Lokur pointed out that the Supreme Court had laid down the sedition law clearly and cogently in 1962 itself, yet authorities have found various ways of misusing it.
“A citizen has a right to say or write whatever he likes about the Government, or its measures, by way of criticism or comment, so long as he does not incite people to violence against the Government established by law or with the intention of creating public disorder,” said Lokur, quoting a 1962 Supreme Court order.
“The provisions of the sections [that is, Sections 124A and 505 of the Indian Penal Code] read as a whole, along with the explanations, make it reasonably clear that the sections aim at rendering penal only such activities as would be intended, or have a tendency, to create disorder or disturbance of public peace by resort to violence.”
— Former Supreme Court Justice Madan Lokur
The former judge said that the Supreme Court drew a correlation between sedition and violence, sedition and inciting violence, and sedition and tendency to incite violence – “not just simple violence but violence of such a degree as to bring it within the purview of public disorder”.
“So, when you have rival gangs confronting each other and one of them shouts maro (‘kill’), a law and order situation of rioting and attempt to murder arises, not of sedition,” Lokur said, referring to the chants that became common at the pro-Citizenship Amendment Act demonstrations.

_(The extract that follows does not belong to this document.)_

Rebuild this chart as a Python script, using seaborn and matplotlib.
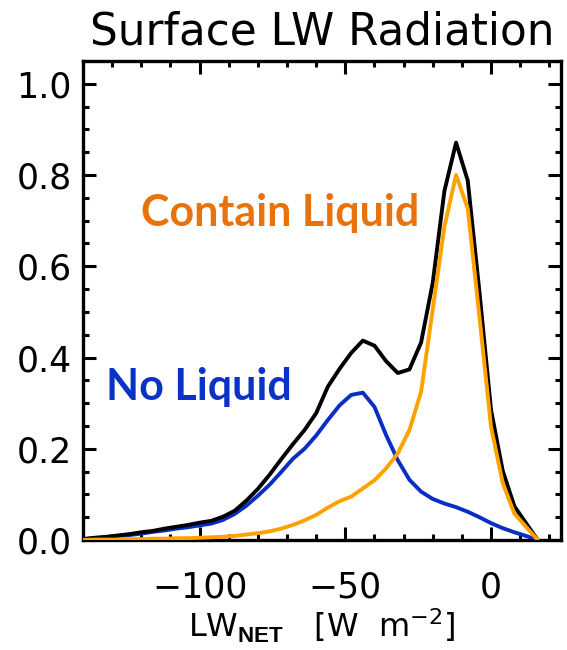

Lokur also referred to advocate Prashant Bhushan’s case. The senior advocate was recently charged with contempt of court over his tweets. “In other words, tweet at your own risk, a lesson that the Supreme Court sought to teach Prashant Bhushan quite recently,” he said.
He added that the misuse of the sedition is now no longer centralised as almost every state seems to have “weaponised sedition” as a means of silencing critics and the numbers were increasing. “Any statement is good enough for a sedition case, and this is not in just a few states; it is in almost every state and Union Territory,” Lokur said.
New methods of silencing speech
In recent years, Lokur said that new methods of “silencing speech” have been introduced – to attribute something to a speaker that he or she never said.
He referred to the preventive detention of Dr Kafeel Khan, and said almost every procedure known to the law was violated by the detaining authorities. “This is a classic instance of cooking up a case against a person with the intention of putting him behind bars for several months,” the former judge said.
Khan was arrested on January 29 for making allegedly inflammatory remarks during a protest against the Citizenship Amendment Act at the Aligarh Muslim University in December. He was detained under the National Security Act, which the Allahabad High Court quashed on September 1. Khan was released from Mathura Jail later that night.
The former Supreme Court judge also talked about the arrest of Pinjra Tod member Devangana Kalita in a case related to the February violence in Delhi. Kalita has been charged under the draconian UAPA law and is accused among things, of attempt to murder and making an inflammatory speech and inciting violence.
He said that the law is always to be interpreted objectively, but of late, “subjective satisfaction has taken over and the consequences are unpalatable”.
“These cases, and there are others, lead to a frightening inference that if a citizen exercises the freedom of speech and says something that is not even distasteful, he or she can still be arrested on the basis of a fairy tale and will have to go through a long-drawn process for being set free. If that person does not say anything at all but is otherwise a thorn in the flesh of the establishment, even then that person can still be arrested and detained on some cooked up or trumped up charges.”